You're definitely going to meet them. Hopefull you aren't one of them.

  • Every human being is a unique and special person who doesn't quite fit into any category, of course. That said, if you've worked in IT long enough, you've probably learned to identify certain ... types. Call them Jungian archetypes, but for people you don't like. Once you've started to recognize them, you see them everywhere. We asked a host of IT pros to describe the type of IT pro they like least, and we got some colorful answers. Have you ever dealt with some of these worst people in IT? Or worse: do you recognize yourself in these descriptions? It's not too late to take another path.

  • The Consultant Liam Kavanaugh has been upgrading Windows 2003 servers at his company, with "help" from The Consultant. "He turns up in a car far more expensive than any that the actual IT department can afford. You show him your setup and he looks confused. Any deviation from a lab environment and he can't cope. Eventually you end up doing all his work for them while he warns you that installing the software on a virtual server/physical server, a Windows/Linux server, one with no wallpaper/one with pretty wallpaper IS NOT STANDARD and he can't be held accountable." "Eventually, you get a £2,000 bill, and the managing director sends our a message thanking the 'consulting team' for doing a good job."

  • The Braggy Numbers Guy Chris Collision has had enough of The Braggy Numbers Guy, a "semi-literate 'marketing' dude. Everything that goes right is because he's great: everything that goes wrong is because nobody listens to him. (Those who have long memories may remember that he was in every meeting that led up to something going wrong, and that he had nothing to say in any of them.) Never responds to an email; never sends an email to do anything but throw somebody under the bus or take credit for someone else's work. Refuses to use the company's project managing tools. Likes to bark at people and stomp around like he's still in the army. No matter what you know, say, or have done, he's got a topper."

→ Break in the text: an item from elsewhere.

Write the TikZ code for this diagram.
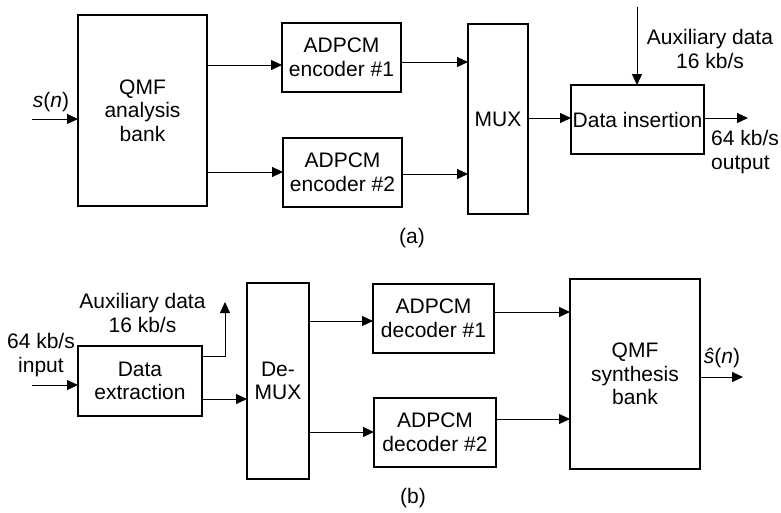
\documentclass[tikz,border=0pt]{standalone}
\usepackage{fontspec}
\setmainfont{Liberation Sans}
\usetikzlibrary{arrows.meta}
\newcommand{\fs}{\fontsize{21}{23.5}\selectfont}
\begin{document}
\begin{tikzpicture}[x=1pt,y=-1pt,
  box/.style={draw, line width=1.2pt, inner sep=0pt, outer sep=0pt, align=center, font=\fs},
  arr/.style={line width=1pt, -{Triangle[length=11pt,width=10pt]}},
  lbl/.style={inner sep=0pt, align=center, font=\fs}]
\useasboundingbox (0,0) rectangle (781,512);
% ---------- (a) ----------
\node[box, minimum width=129pt, minimum height=191pt] (qmfa) at (142.5,110.5) {QMF\\analysis\\bank};
\node[box, minimum width=119pt, minimum height=69pt] (enc1) at (341.5,57.5) {ADPCM\\encoder \#1};
\node[box, minimum width=119pt, minimum height=69pt] (enc2) at (342.5,172.5) {ADPCM\\encoder \#2};
\node[box, minimum width=60pt, minimum height=190pt] (mux) at (498,119) {MUX};
\node[box, minimum width=133pt, minimum height=69pt] (ins) at (637.5,119.5) {Data insertion};
\node[lbl] (sn) at (51,102) {\textit{s}(\textit{n})};
\node[lbl] (auxa) at (710,49) {Auxiliary data\\16 kb/s};
\node[lbl, align=left, anchor=west] (outa) at (711,152) {64 kb/s\\output};
\node[lbl] (capa) at (412,238) {(a)};
\coordinate (sin) at (32,119);
\coordinate (auxin) at (637,7);
\coordinate (aout) at (748,118);
\draw[arr] (sin) -- (qmfa.west |- sin);
\draw[arr] (qmfa.east |- 0,65) -- (enc1.west |- 0,65);
\draw[arr] (qmfa.east |- 0,172) -- (enc2.west |- 0,172);
\draw[arr] (enc1.east |- 0,62) -- (mux.west |- 0,62);
\draw[arr] (enc2.east |- 0,174) -- (mux.west |- 0,174);
\draw[arr] (mux.east |- 0,118) -- (ins.west |- 0,118);
\draw[arr] (auxin) -- (auxin |- ins.north);
\draw[arr] (ins.east |- aout) -- (aout);
% ---------- (b) ----------
\node[box, minimum width=124pt, minimum height=70pt] (ext) at (140,381) {Data\\extraction};
\node[box, minimum width=62pt, minimum height=196pt] (demux) at (278,381) {De-\\MUX};
\node[box, minimum width=121pt, minimum height=69pt] (dec1) at (433.5,318.5) {ADPCM\\decoder \#1};
\node[box, minimum width=122pt, minimum height=69pt] (dec2) at (435,432.5) {ADPCM\\decoder \#2};
\node[box, minimum width=130pt, minimum height=190pt] (qmfs) at (635,374) {QMF\\synthesis\\bank};
\node[lbl] (auxb) at (142.5,313) {Auxiliary data\\16 kb/s};
\node[lbl] (inb) at (41,355) {64 kb/s\\input};
\node[lbl] (shat) at (722,358) {\textit{ŝ}(\textit{n})};
\node[lbl] (capb) at (413,498) {(b)};
\coordinate (bin) at (32,385);
\coordinate (bauxt) at (225,302);
\coordinate (bout) at (743,377);
\draw[arr] (bin) -- (ext.west |- bin);
\draw[arr] (ext.east |- 0,356) -| (bauxt);
\draw[arr] (ext.east |- 0,399) -- (demux.west |- 0,399);
\draw[arr] (demux.east |- 0,321) -- (dec1.west |- 0,321);
\draw[arr] (demux.east |- 0,432) -- (dec2.west |- 0,432);
\draw[arr] (dec1.east |- 0,312) -- (qmfs.west |- 0,312);
\draw[arr] (dec2.east |- 0,419) -- (qmfs.west |- 0,419);
\draw[arr] (qmfs.east |- bout) -- (bout);
\end{tikzpicture}
\end{document}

  • The Dumb Nerd Being a nerd is the core of a lot of techies' self-image, but as Nathan E. points out, not all nerds are created equal. Dumb Nerds "thinks that because they are a nerd, they're smart. They work with computers but are actually Really Bad with computers. They don't understand their mistakes, and in fact struggle to recognize them as mistakes. They cannot follow directions and do not have the technical skills to fix any problems that come from missing a step. They are often furries or Whovians with a dim grasp of the difference between fiction and reality. Quite often they are experimenting with polyamory and cannot shut up about it. Bonus points for stupid hats and sword collections."

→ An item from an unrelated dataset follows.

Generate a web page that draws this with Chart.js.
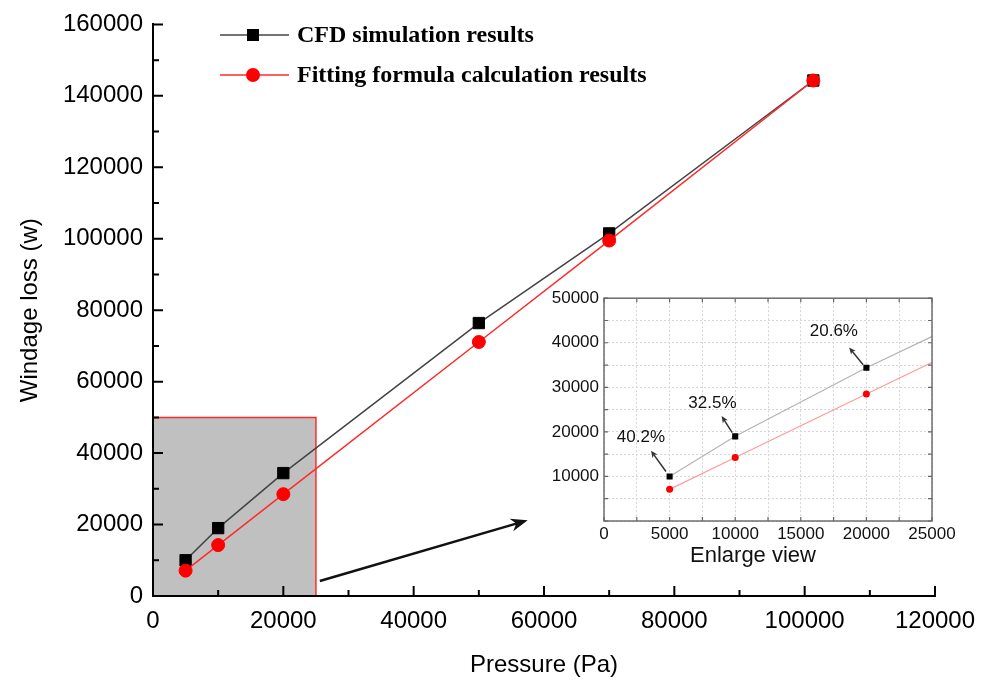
<!DOCTYPE html>
<html>
<head>
<meta charset="utf-8">
<script src="https://cdn.jsdelivr.net/npm/chart.js@4.4.1/dist/chart.umd.min.js"></script>
<style>
  html, body { margin: 0; padding: 0; background: #fff; }
  #wrap { position: relative; width: 995px; height: 683px; }
  #main { position: absolute; left: 0; top: 0; }
  #inset { position: absolute; left: 545px; top: 283px; }
</style>
</head>
<body>
<div id="wrap">
  <canvas id="main" width="995" height="683"></canvas>
  <canvas id="inset" width="420" height="295"></canvas>
</div>
<script>
// values
const pressure = [5000, 10000, 20000, 50000, 70000, 101325];
const cfdLoss = [10000, 19000, 34400, 76400, 101500, 144300];
const fitLoss = [7100, 14250, 28500, 71100, 99500, 144300];
const seriesNames = ['CFD simulation results', 'Fitting formula calculation results'];

// shaded zoom region and the arrow that points to the inset (data units)
const zoomX = [0, 25000];
const zoomY = [0, 50000];
const zoomArrow = [[25600, 4200], [57500, 21200]];

// inset annotations (data units of the inset)
const pctLabels = ['40.2%', '32.5%', '20.6%'];
const pctTextAt = [[2818, 18889], [8265, 26444], [17520, 42667]];
const pctArrowFrom = [[4723, 11111], [9773, 19844], [19752, 35044]];
const pctArrowTo = [[3580, 15778], [8965, 23556], [18685, 38956]];
const insetTitle = 'Enlarge view';

const SANS = "'Liberation Sans', Arial, sans-serif";
const SERIF = "'Liberation Serif', 'Times New Roman', serif";

const pts = ys => pressure.map((p, i) => ({ x: p, y: ys[i] }));
const num = v => String(v);

function arrow(ctx, x1, y1, x2, y2, len, wid, color, lw) {
  const a = Math.atan2(y2 - y1, x2 - x1);
  ctx.save();
  ctx.strokeStyle = color;
  ctx.fillStyle = color;
  ctx.lineWidth = lw;
  ctx.beginPath();
  ctx.moveTo(x1, y1);
  ctx.lineTo(x2 - Math.cos(a) * len * 0.6, y2 - Math.sin(a) * len * 0.6);
  ctx.stroke();
  ctx.translate(x2, y2);
  ctx.rotate(a);
  ctx.beginPath();
  ctx.moveTo(0, 0);
  ctx.lineTo(-len, -wid / 2);
  ctx.lineTo(-len * 0.7, 0);
  ctx.lineTo(-len, wid / 2);
  ctx.closePath();
  ctx.fill();
  ctx.restore();
}

// inward ticks, minor + major
function inTicks(ctx, area, xs, ys, step, big, small, both) {
  ctx.save();
  ctx.lineWidth = big > 6 ? 2 : 1.2;
  ctx.strokeStyle = big > 6 ? '#000' : '#666';
  ctx.beginPath();
  for (let v = xs.min; v <= xs.max + 1; v += step.x) {
    const px = xs.getPixelForValue(v);
    const l = (v % step.xMajor === 0) ? big : small;
    ctx.moveTo(px, area.bottom); ctx.lineTo(px, area.bottom - l);
    if (both) { ctx.moveTo(px, area.top); ctx.lineTo(px, area.top + l); }
  }
  for (let v = ys.min; v <= ys.max + 1; v += step.y) {
    const py = ys.getPixelForValue(v);
    const l = (v % step.yMajor === 0) ? big : small;
    ctx.moveTo(area.left, py); ctx.lineTo(area.left + l, py);
    if (both) { ctx.moveTo(area.right, py); ctx.lineTo(area.right - l, py); }
  }
  ctx.stroke();
  ctx.restore();
}

const mainDecor = {
  id: 'mainDecor',
  beforeDraw(chart) {
    const { ctx, scales: { x, y } } = chart;
    const l = x.getPixelForValue(zoomX[0]), r = x.getPixelForValue(zoomX[1]);
    const b = y.getPixelForValue(zoomY[0]), t = y.getPixelForValue(zoomY[1]);
    ctx.save();
    ctx.fillStyle = '#c0c0c0';
    ctx.fillRect(l, t, r - l, b - t);
    ctx.strokeStyle = '#ff2a2a';
    ctx.lineWidth = 1.5;
    ctx.beginPath();
    ctx.moveTo(l, t); ctx.lineTo(r, t); ctx.lineTo(r, b);
    ctx.stroke();
    ctx.restore();
  },
  afterDraw(chart) {
    const { ctx, chartArea: area, scales: { x, y } } = chart;
    inTicks(ctx, area, x, y, { x: 10000, xMajor: 20000, y: 10000, yMajor: 20000 }, 10, 6, false);

    arrow(ctx, x.getPixelForValue(zoomArrow[0][0]), y.getPixelForValue(zoomArrow[0][1]),
      x.getPixelForValue(zoomArrow[1][0]), y.getPixelForValue(zoomArrow[1][1]), 17, 13, '#111', 2.5);

    // legend
    chart.data.datasets.forEach((ds, i) => {
      const cy = 35 + i * 40;
      ctx.save();
      ctx.strokeStyle = ds.borderColor;
      ctx.lineWidth = 1.5;
      ctx.beginPath(); ctx.moveTo(220, cy); ctx.lineTo(289, cy); ctx.stroke();
      ctx.fillStyle = ds.pointBackgroundColor;
      ctx.beginPath();
      if (ds.pointStyle === 'rect') ctx.rect(247, cy - 6, 12, 12);
      else ctx.arc(253, cy, 7, 0, Math.PI * 2);
      ctx.fill();
      ctx.fillStyle = '#000';
      ctx.font = 'bold 24px ' + SERIF;
      ctx.textBaseline = 'middle';
      ctx.fillText(ds.label, 297, cy + 1);
      ctx.restore();
    });
  }
};

new Chart(document.getElementById('main'), {
  type: 'line',
  data: {
    datasets: [
      {
        label: seriesNames[0], data: pts(cfdLoss),
        borderColor: '#444', borderWidth: 1.5,
        pointStyle: 'rect', pointRadius: 8, pointBackgroundColor: '#000',
        pointBorderColor: '#000', pointBorderWidth: 1, order: 1
      },
      {
        label: seriesNames[1], data: pts(fitLoss),
        borderColor: '#ff2a2a', borderWidth: 1.5,
        pointStyle: 'circle', pointRadius: 6.5, pointBackgroundColor: '#ff0000',
        pointBorderColor: '#ff0000', pointBorderWidth: 1, order: 0
      }
    ]
  },
  options: {
    responsive: false,
    animation: false,
    layout: { padding: { left: 0, top: 22, right: 60, bottom: 0 } },
    plugins: { legend: { display: false }, tooltip: { enabled: false } },
    scales: {
      x: {
        type: 'linear', min: 0, max: 120000,
        afterFit: s => { s.height = 87; },
        ticks: { stepSize: 20000, maxRotation: 0, callback: num, color: '#000', padding: 11, font: { family: SANS, size: 24 } },
        grid: { display: false, drawTicks: false },
        border: { color: '#000', width: 2 },
        title: { display: true, text: 'Pressure (Pa)', color: '#000', font: { family: SANS, size: 24 }, padding: { top: 0, bottom: 3 } }
      },
      y: {
        type: 'linear', min: 0, max: 160000,
        afterFit: s => { s.width = 153; },
        ticks: { stepSize: 20000, callback: num, color: '#000', padding: 10, font: { family: SANS, size: 24 } },
        grid: { display: false, drawTicks: false },
        border: { color: '#000', width: 2 },
        title: { display: true, text: 'Windage loss (w)', color: '#000', font: { family: SANS, size: 24 }, padding: { top: 16, bottom: 0 } }
      }
    }
  },
  plugins: [mainDecor]
});

const insetDecor = {
  id: 'insetDecor',
  afterDraw(chart) {
    const { ctx, chartArea: area, scales: { x, y } } = chart;
    ctx.save();
    ctx.strokeStyle = '#6e6e6e';
    ctx.lineWidth = 1.5;
    ctx.strokeRect(area.left, area.top, area.right - area.left, area.bottom - area.top);
    ctx.restore();
    inTicks(ctx, area, x, y, { x: 2500, xMajor: 5000, y: 5000, yMajor: 10000 }, 4, 4, true);

    // axis title, sits a little left of centre in the original
    ctx.save();
    ctx.fillStyle = '#111';
    ctx.font = '22px ' + SANS;
    ctx.textAlign = 'center';
    ctx.textBaseline = 'middle';
    ctx.fillText(insetTitle, (area.left + area.right) / 2 - 15, area.bottom + 35);
    ctx.restore();

    pctLabels.forEach((txt, i) => {
      ctx.save();
      ctx.fillStyle = '#111';
      ctx.font = '17px ' + SANS;
      ctx.textAlign = 'center';
      ctx.textBaseline = 'middle';
      ctx.fillText(txt, x.getPixelForValue(pctTextAt[i][0]), y.getPixelForValue(pctTextAt[i][1]));
      ctx.restore();
      arrow(ctx, x.getPixelForValue(pctArrowFrom[i][0]), y.getPixelForValue(pctArrowFrom[i][1]),
        x.getPixelForValue(pctArrowTo[i][0]), y.getPixelForValue(pctArrowTo[i][1]), 7, 6, '#333', 1.5);
    });
  }
};

new Chart(document.getElementById('inset'), {
  type: 'line',
  data: {
    datasets: [
      {
        data: pts(cfdLoss), borderColor: '#b4b4b4', borderWidth: 1.2,
        pointStyle: 'rect', pointRadius: 4.3, pointBackgroundColor: '#000',
        pointBorderWidth: 0, order: 1
      },
      {
        data: pts(fitLoss), borderColor: '#ff9a9a', borderWidth: 1.2,
        pointStyle: 'circle', pointRadius: 3.5, pointBackgroundColor: '#ff0000',
        pointBorderWidth: 0, order: 0
      }
    ]
  },
  options: {
    responsive: false,
    animation: false,
    layout: { padding: { left: 0, top: 13, right: 33, bottom: 0 } },
    plugins: { legend: { display: false }, tooltip: { enabled: false } },
    scales: {
      x: {
        type: 'linear', min: 0, max: 25000,
        afterFit: s => { s.height = 57; },
        ticks: {
          stepSize: 2500, autoSkip: false, maxRotation: 0,
          callback: v => (v % 5000 === 0 ? String(v) : ''),
          color: '#111', padding: 3, font: { family: SANS, size: 17 }
        },
        grid: { color: '#d6d6d6', lineWidth: 1, drawTicks: false },
        border: { display: false, dash: [2, 2] }
      },
      y: {
        type: 'linear', min: 0, max: 50000,
        afterFit: s => { s.width = 59; },
        ticks: {
          stepSize: 5000, autoSkip: false,
          callback: v => (v > 0 && v % 10000 === 0 ? String(v) : ''),
          color: '#111', padding: 5, font: { family: SANS, size: 17 }
        },
        grid: { color: '#d6d6d6', lineWidth: 1, drawTicks: false },
        border: { display: false, dash: [2, 2] }
      }
    }
  },
  plugins: [insetDecor]
});
</script>
</body>
</html>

  • The Underqualified Humanities Degree Middle Manager Is the Underqualified Humanities Degree Middle Manager your boss? Woe be unto you, explains Chris Collision: "No business background. No visible useful skills. Tends to assume that his general intelligence qualifies him as an understander of everything. No managerial experience, so he's constantly mad at his employees for not reading his mind. Bitterly resents and fights against any reduction of his responsibilities, but actually does almost no work and complains about what work he does (have to) do. Cracks jokes in meetings as his primary contribution to them. Sulks when any idea he has isn't instantly adopted/praised. Special flower who reserves the bulk of his contempt for people who act like they think they're special flowers."

  • The #Disruptor Boss The #Disruptor Boss would not get the irony of the hashtag in this slide's title. "A smart, generally worthwhile human whose critical faculties turn right off when confronted with any/all tech-type buzzwords. Particularly vulnerable to manipulation by the Braggy Numbers Guy. Wants to run with the big, big companies, and will drop every name he can think of, because he thinks that'll be helpful. Hobbies include vaguely describing nebulous aims and demonstrating zero follow-through. Will under no circumstances actually assign any resources to support the achievement of his nebulous aims. Springs for lunch a lot, though, so there's that."

  • The Political Theorist Nathan E. has had one too many arguments with The Political Theorist, who is "often blindingly smart but extremely undisciplined as a thinker. Makes the classic fallacy that because they are great at coding, their ideas about politics must be equally great. Often found saying 'If the government would just do X, then Y,' as if politics were as amenable to flow control as a Perl script. Usually Libertarian, which I find hilarious in light of the current wage theft lawsuits in Silicon Valley. Who could have foreseen that a group that thinks unions are all bad and the the market and business is always right and good would have the money colluded right out of their pockets?"

  • The QA Killjoy "Okay, I get that everybody hates QA," says Chris Collision: "All they ever do is point at things that are bad and broken and wrong and why can't they ever say that something works for a change." But the QA Killjoy is in a class of their own. "There's a specific type that gravitates toward the field, a type for whom it is very, personally, important to be right. Impossible to work with or have a human interaction with. (Unless you write a detailed user story for them to follow, I guess.)"

  • The Technologist You may work in technology, but even so, you might become very tired of dealing with The Technologist. "Technology is awful. I don't care about the iWatch or your mega-Tivo or how you ran Cat 6 in your house so you could stream TV to any of the possible places where you might go to the bathroom. I do this all day; I don't want to think about it when I go home and you shouldn't either."

  • The Impossible To Fire Gripe as you will about these types, but many of them will outlast you wherever you work. Liam Kavanaugh says The Impossible To Fire are particularly prevalent in countries with restrictive labor laws. "In 2006 I was in charge of imaging all the new PCs ready to go out. I checked how they did it at some of the other sites, thinking that they would know more and have better methods. One place in Germany deployed all their Windows XP machines by first installing Windows 98 and then upgrading them to Windows XP. In 2006. When I asked why, I was told that the guy who did it had been with the company 15 years, and why should he change?"